I was having a similar issue with sharing concurrency primitives (a multiprocessing.Queue in my case) across processes when using the spawn backend.

I believe this is happening because of ref counts / garbage collection. If there's a possibility the object gets deleted by the main process while/during/before being shared, the file isn't around when the other processes look for it and it is a FileNotFoundError. This explains why putting it a variable (preventing the object from being deallocated) works and explicitly putting into a progress argument does not.

The object getting deleted could also happen if the main process ends too soon, as referenced in this article: https://superfastpython.com/filenotfounderror-multiprocessing-python/

haimat commented 11 months ago

We can reproduce this problem with the following piece of code using Python 3.8.10 on Ubuntu Linux 20.04:

import multiprocessing as mp

def demo(argument):
    print(argument)

def create_process():
    arg = mp.Value("i", 0)
    return mp.Process(target=demo, args=[arg])

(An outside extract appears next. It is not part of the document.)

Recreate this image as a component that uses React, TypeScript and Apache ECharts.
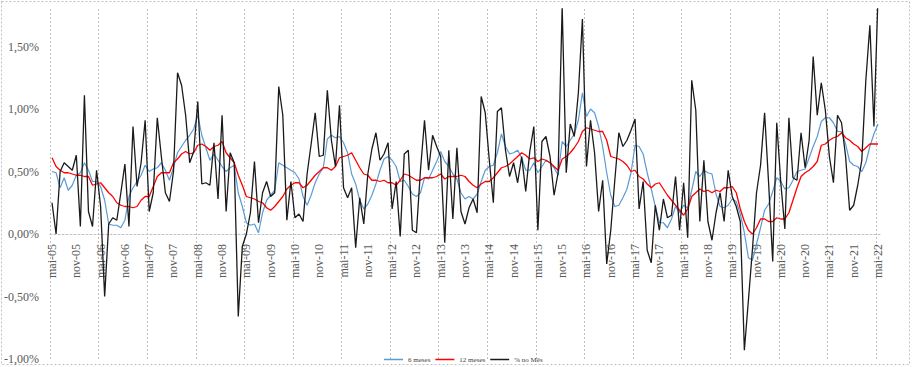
import React, { useEffect, useRef } from "react";
import * as echarts from "echarts";

const MONTHS = ["jan", "fev", "mar", "abr", "mai", "jun", "jul", "ago", "set", "out", "nov", "dez"];
const START_YEAR = 2005;
const START_MONTH = 4; // mai

const SERIES_NAMES = ["6 meses", "12 meses", "% no Mês"];

// % no Mês (monthly), from mai-05 to mai-22
const monthly = [
  0.25, 0.00, 0.50, 0.57, 0.54, 0.51, 0.63, 0.06, 1.11, 0.18, 0.06, 0.51,
  0.22, -0.50, 0.08, 0.13, 0.11, 0.33, 0.56, 0.06, 0.86, 0.38, 0.57, 0.91,
  0.18, 0.33, 0.93, 0.62, 0.33, 0.26, 0.50, 1.29, 1.19, 0.95, 0.57, 0.66,
  1.06, 0.40, 0.41, 0.39, 0.73, 0.28, 0.95, 0.18, 0.65, 0.57, -0.66, -0.10,
  0.00, 0.17, 0.58, 0.09, 0.33, 0.42, 0.30, 0.33, 1.18, 0.95, 0.11, 0.42,
  0.13, 0.16, 0.10, 0.48, 0.72, 0.97, 0.62, 0.63, 1.15, 0.75, 0.54, 1.03,
  0.37, 0.29, 0.37, -0.11, 0.29, 0.08, 0.48, 0.68, 0.81, 0.59, 0.64, 0.73,
  0.20, 0.42, -0.02, 0.64, 0.67, 0.03, 0.01, 0.51, 0.91, 0.51, 0.79, 0.70,
  0.62, -0.07, 0.67, 0.12, 0.69, 0.18, 0.08, 0.21, 0.28, 0.17, 1.10, 0.97,
  0.59, 0.25, 0.98, 1.01, 0.67, 0.46, 0.57, 0.41, 0.62, 0.34, 0.66, 0.86,
  0.03, 0.74, 0.78, 0.62, 0.31, 0.49, 1.82, 0.49, 0.88, 0.78, 1.13, 1.72,
  0.54, 0.91, 0.65, 0.18, 0.43, -0.24, 0.03, 0.43, 0.81, 0.70, 0.75, 0.83,
  0.92, 0.20, 0.42, -0.13, -0.23, 0.23, 0.03, 0.28, 0.13, 0.15, 0.46, 0.03,
  0.41, -0.03, 1.23, 0.99, 0.10, 0.59, 0.10, -0.05, 0.17, 0.33, 0.10, 0.51,
  0.30, 0.22, 0.10, -0.93, -0.53, -0.12, 0.33, 0.55, 0.97, 0.40, -0.22, 0.89,
  0.41, 0.04, 0.93, 0.45, 0.43, 0.81, 0.53, 0.75, 1.42, 0.95, 1.21, 0.99,
  0.62, 0.41, 0.95, 0.89, 0.62, 0.19, 0.23, 0.39, 0.59, 1.23, 1.67, 0.86,
  1.90,
];

// 6 meses
const sixMonths = [
  0.50, 0.49, 0.37, 0.45, 0.35, 0.39, 0.47, 0.49, 0.57, 0.51, 0.42, 0.42,
  0.38, 0.27, 0.08, 0.07, 0.07, 0.05, 0.11, 0.30, 0.37, 0.42, 0.47, 0.55,
  0.50, 0.52, 0.53, 0.57, 0.51, 0.43, 0.53, 0.65, 0.70, 0.75, 0.79, 0.84,
  0.95, 0.79, 0.69, 0.59, 0.64, 0.59, 0.54, 0.50, 0.53, 0.55, 0.33, 0.22,
  0.09, 0.07, 0.08, 0.01, 0.17, 0.27, 0.31, 0.35, 0.57, 0.55, 0.53, 0.51,
  0.49, 0.44, 0.30, 0.23, 0.31, 0.41, 0.48, 0.53, 0.76, 0.79, 0.77, 0.78,
  0.73, 0.65, 0.48, 0.40, 0.27, 0.20, 0.24, 0.31, 0.40, 0.51, 0.60, 0.62,
  0.59, 0.54, 0.42, 0.43, 0.38, 0.32, 0.30, 0.33, 0.45, 0.44, 0.51, 0.58,
  0.66, 0.58, 0.54, 0.48, 0.44, 0.33, 0.28, 0.30, 0.28, 0.32, 0.42, 0.51,
  0.54, 0.55, 0.65, 0.80, 0.70, 0.64, 0.65, 0.67, 0.61, 0.51, 0.51, 0.57,
  0.49, 0.54, 0.59, 0.57, 0.53, 0.47, 0.74, 0.70, 0.75, 0.80, 0.91, 1.13,
  0.94, 1.00, 0.97, 0.86, 0.70, 0.49, 0.31, 0.22, 0.23, 0.29, 0.36, 0.49,
  0.71, 0.70, 0.64, 0.49, 0.36, 0.22, 0.09, 0.09, 0.05, 0.12, 0.22, 0.17,
  0.23, 0.21, 0.35, 0.50, 0.46, 0.51, 0.49, 0.48, 0.32, 0.22, 0.21, 0.23,
  0.28, 0.26, 0.16, 0.01, -0.19, -0.21, -0.08, 0.05, 0.19, 0.24, 0.34, 0.45,
  0.42, 0.36, 0.37, 0.43, 0.50, 0.51, 0.52, 0.61, 0.70, 0.78, 0.90, 0.93,
  0.93, 0.89, 0.82, 0.82, 0.72, 0.58, 0.55, 0.54, 0.50, 0.57, 0.70, 0.80,
  0.88,
];

// 12 meses
const twelveMonths = [
  0.61, 0.54, 0.51, 0.49, 0.49, 0.48, 0.47, 0.47, 0.46, 0.46, 0.39, 0.40,
  0.41, 0.37, 0.33, 0.30, 0.25, 0.23, 0.22, 0.22, 0.21, 0.22, 0.27, 0.30,
  0.30, 0.38, 0.46, 0.49, 0.49, 0.49, 0.57, 0.60, 0.64, 0.66, 0.64, 0.65,
  0.71, 0.72, 0.70, 0.67, 0.70, 0.71, 0.74, 0.65, 0.61, 0.57, 0.47, 0.39,
  0.30, 0.29, 0.28, 0.26, 0.25, 0.21, 0.19, 0.22, 0.26, 0.30, 0.36, 0.39,
  0.41, 0.41, 0.37, 0.39, 0.43, 0.47, 0.50, 0.53, 0.53, 0.51, 0.54, 0.61,
  0.62, 0.63, 0.65, 0.59, 0.53, 0.48, 0.47, 0.43, 0.43, 0.42, 0.43, 0.41,
  0.41, 0.39, 0.43, 0.48, 0.47, 0.45, 0.43, 0.43, 0.45, 0.45, 0.45, 0.46,
  0.48, 0.44, 0.46, 0.46, 0.46, 0.47, 0.46, 0.42, 0.39, 0.37, 0.40, 0.42,
  0.42, 0.45, 0.49, 0.53, 0.54, 0.56, 0.59, 0.62, 0.65, 0.63, 0.60, 0.61,
  0.58, 0.60, 0.59, 0.57, 0.54, 0.51, 0.60, 0.62, 0.65, 0.69, 0.74, 0.82,
  0.85, 0.84, 0.83, 0.82, 0.82, 0.75, 0.62, 0.61, 0.60, 0.58, 0.55, 0.50,
  0.51, 0.46, 0.44, 0.40, 0.37, 0.40, 0.41, 0.36, 0.31, 0.27, 0.23, 0.19,
  0.15, 0.20, 0.30, 0.33, 0.36, 0.34, 0.35, 0.33, 0.35, 0.34, 0.37, 0.37,
  0.38, 0.33, 0.20, 0.10, 0.03, 0.00, 0.05, 0.12, 0.12, 0.10, 0.10, 0.13,
  0.12, 0.12, 0.17, 0.27, 0.37, 0.46, 0.49, 0.51, 0.54, 0.58, 0.71, 0.72,
  0.75, 0.77, 0.78, 0.81, 0.77, 0.75, 0.72, 0.70, 0.66, 0.69, 0.72, 0.72,
  0.72,
];

const Y_MIN = -1;
const Y_MAX = 1.8;
const Y_STEP = 0.5;

const categories: string[] = monthly.map((_, i) => {
  const m = (START_MONTH + i) % 12;
  const y = START_YEAR + Math.floor((START_MONTH + i) / 12);
  return `${MONTHS[m]}-${String(y % 100).padStart(2, "0")}`;
});

const FONT = "'Liberation Serif', 'Times New Roman', serif";

const GRID_TOP = 9;
const GRID_BOTTOM = 8;
const CHART_H = 367;

export default function App() {
  const ref = useRef<HTMLDivElement>(null);
  useEffect(() => {
    if (!ref.current) return;
    const chart = echarts.init(ref.current, undefined, { renderer: "svg" });
    const fmt = (v: number) => v.toFixed(2).replace(".", ",") + "%";
    const plotH = CHART_H - GRID_TOP - GRID_BOTTOM;
    // distance from the bottom edge of the grid up to the zero line
    const zeroOffset = (plotH * (0 - Y_MIN)) / (Y_MAX - Y_MIN);
    chart.setOption({
      animation: false,
      backgroundColor: "#ffffff",
      grid: {
        left: 50,
        right: 32,
        top: GRID_TOP,
        bottom: GRID_BOTTOM,
        containLabel: false,
        outerBoundsMode: "none",
      },
      legend: {
        left: 379,
        top: 351,
        icon: "rect",
        itemWidth: 19,
        itemHeight: 1.5,
        itemGap: 5,
        textStyle: { fontSize: 7, fontFamily: FONT, color: "#404040" },
        data: SERIES_NAMES,
      },
      graphic: [
        {
          type: "rect",
          shape: { x: 1.5, y: 1.5, width: 908, height: 363 },
          style: { fill: "none", stroke: "#c0c0c0", lineWidth: 1, lineDash: [2, 2] },
          silent: true,
        },
      ],
      xAxis: {
        type: "category",
        data: categories,
        boundaryGap: true,
        offset: -zeroOffset,
        axisLine: { show: true, onZero: false, lineStyle: { color: "#c0c0c0", type: [2, 2], width: 1 } },
        axisTick: { show: false },
        axisLabel: {
          interval: 5,
          rotate: 90,
          margin: 10,
          fontSize: 12,
          fontFamily: FONT,
          color: "#595959",
        },
        splitLine: {
          show: true,
          interval: 11,
          showMaxLine: false,
          lineStyle: { color: "#c0c0c0", type: [2, 2], width: 1 },
        },
      },
      yAxis: {
        type: "value",
        min: Y_MIN,
        max: Y_MAX,
        interval: Y_STEP,
        axisLine: { show: false },
        axisTick: { show: false },
        splitLine: { show: false },
        axisLabel: {
          formatter: fmt,
          showMaxLabel: false,
          margin: 11,
          fontSize: 12,
          fontFamily: FONT,
          color: "#595959",
        },
      },
      series: [
        {
          name: SERIES_NAMES[0],
          type: "line",
          data: sixMonths,
          showSymbol: false,
          symbol: "none",
          lineStyle: { color: "#5b9bd5", width: 1.2 },
          itemStyle: { color: "#5b9bd5" },
          clip: true,
        },
        {
          name: SERIES_NAMES[1],
          type: "line",
          data: twelveMonths,
          showSymbol: false,
          symbol: "none",
          lineStyle: { color: "#ff0000", width: 1.3 },
          itemStyle: { color: "#ff0000" },
          clip: true,
        },
        {
          name: SERIES_NAMES[2],
          type: "line",
          data: monthly,
          showSymbol: false,
          symbol: "none",
          lineStyle: { color: "#1a1a1a", width: 1.3 },
          itemStyle: { color: "#1a1a1a" },
          clip: true,
        },
      ],
    });
    return () => chart.dispose();
  }, []);
  return (
    <div
      ref={ref}
      style={{ position: "fixed", left: 0, top: 0, width: 912, height: 367, background: "#fff" }}
    />
  );
}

if __name__ == "__main__":
    mp.set_start_method("spawn")  # fails
    # mp.set_start_method("fork")  # works
    # mp.set_start_method("forkserver")  # also fails

    process = create_process()
    process.start()
    process.join()

This leads to the same stacktrace as in the OP. The issue does not seem to be related to the garbage collector, as disabling it before creating the process and enabling it after join() does also not help.

Is this a bug in CPython, or are we supposed to perform these steps in a different way?

Starbuck5 commented 11 months ago

This leads to the same stacktrace as in the OP. The issue does not seem to be related to the garbage collector, as disabling it before creating the process and enabling it after join() does also not help.

The object gets deallocated anyway because the refcount reaches 0. That's not part of the garbage collector I think.

After your create_process method finishes the value of arg gets deallocated. If you create arg in the name=main block and pass it to create_process I think the issue will be solved.

ziegenbalg commented 5 months ago

Hitting this problem as well.

Exception ignored in: <Finalize object, dead>
Traceback (most recent call last):
  File "/usr/lib64/python3.10/multiprocessing/util.py", line 224, in __call__
    res = self._callback(*self._args, **self._kwargs)
  File "/usr/lib64/python3.10/multiprocessing/synchronize.py", line 87, in _cleanup
    sem_unlink(name)
FileNotFoundError: [Errno 2] No such file or directory
zuliani99 commented 5 months ago

In my conda environment I'm using python=3.12.2 however I get the warning that is referring to the multiprocessing module of python 3.8.

I've already double checked the python version using python --version and I'm using the latest version.

File "/opt/anaconda/anaconda3/lib/python3.8/multiprocessing/util.py", line 300, in _run_finalizers
    finalizer()
  File "/opt/anaconda/anaconda3/lib/python3.8/multiprocessing/util.py", line 224, in __call__
    res = self._callback(*self._args, **self._kwargs)
  File "/opt/anaconda/anaconda3/lib/python3.8/multiprocessing/synchronize.py", line 87, in _cleanup
    sem_unlink(name)
FileNotFoundError: [Errno 2] No such file or directory

To be specific I'm using pytorch multiprocessing in order to spawn multiple process for multi-GPUs training. This the issue that I'm facing.

Chidu2000 commented 5 months ago

Process Process-1: Traceback (most recent call last): File "/usr/lib/python3.10/multiprocessing/process.py", line 314, in _bootstrap self.run() File "/usr/lib/python3.10/multiprocessing/process.py", line 108, in run self._target(*self._args, **self._kwargs) File "/home/ubuntu/Downloads/Pensieve-DRL-Master-thesis/pensieve-pytorch/hyp_param_test.py", line 114, in central_agent s_batch, a_batch, r_batch, terminal, info, net_env = exp_queues[i].get() # for all the 3 agents , so a vector of size 3 (i.e s,a,r_batch) File "/usr/lib/python3.10/multiprocessing/queues.py", line 122, in get return _ForkingPickler.loads(res) File "/home/ubuntu/.local/lib/python3.10/site-packages/torch/multiprocessing/reductions.py", line 495, in rebuild_storage_fd fd = df.detach() File "/usr/lib/python3.10/multiprocessing/resource_sharer.py", line 57, in detach with _resource_sharer.get_connection(self._id) as conn: File "/usr/lib/python3.10/multiprocessing/resource_sharer.py", line 86, in get_connection c = Client(address, authkey=process.current_process().authkey) File "/usr/lib/python3.10/multiprocessing/connection.py", line 502, in Client c = SocketClient(address) File "/usr/lib/python3.10/multiprocessing/connection.py", line 630, in SocketClient s.connect(address) FileNotFoundError: [Errno 2] No such file or directory

Is this issue on all Python 3.x versions?

yeonfish6040 commented 5 months ago

Confirmed the issue on python 3.10 on macos 14.4.1

LSimon95 commented 3 months ago

https://superfastpython.com/filenotfounderror-multiprocessing-python/

Тут расписано

мне помог простой time.sleep(1) после p.start()

time.sleep work on Ubuntu 22.04.3 on python 3.10 but still a issue.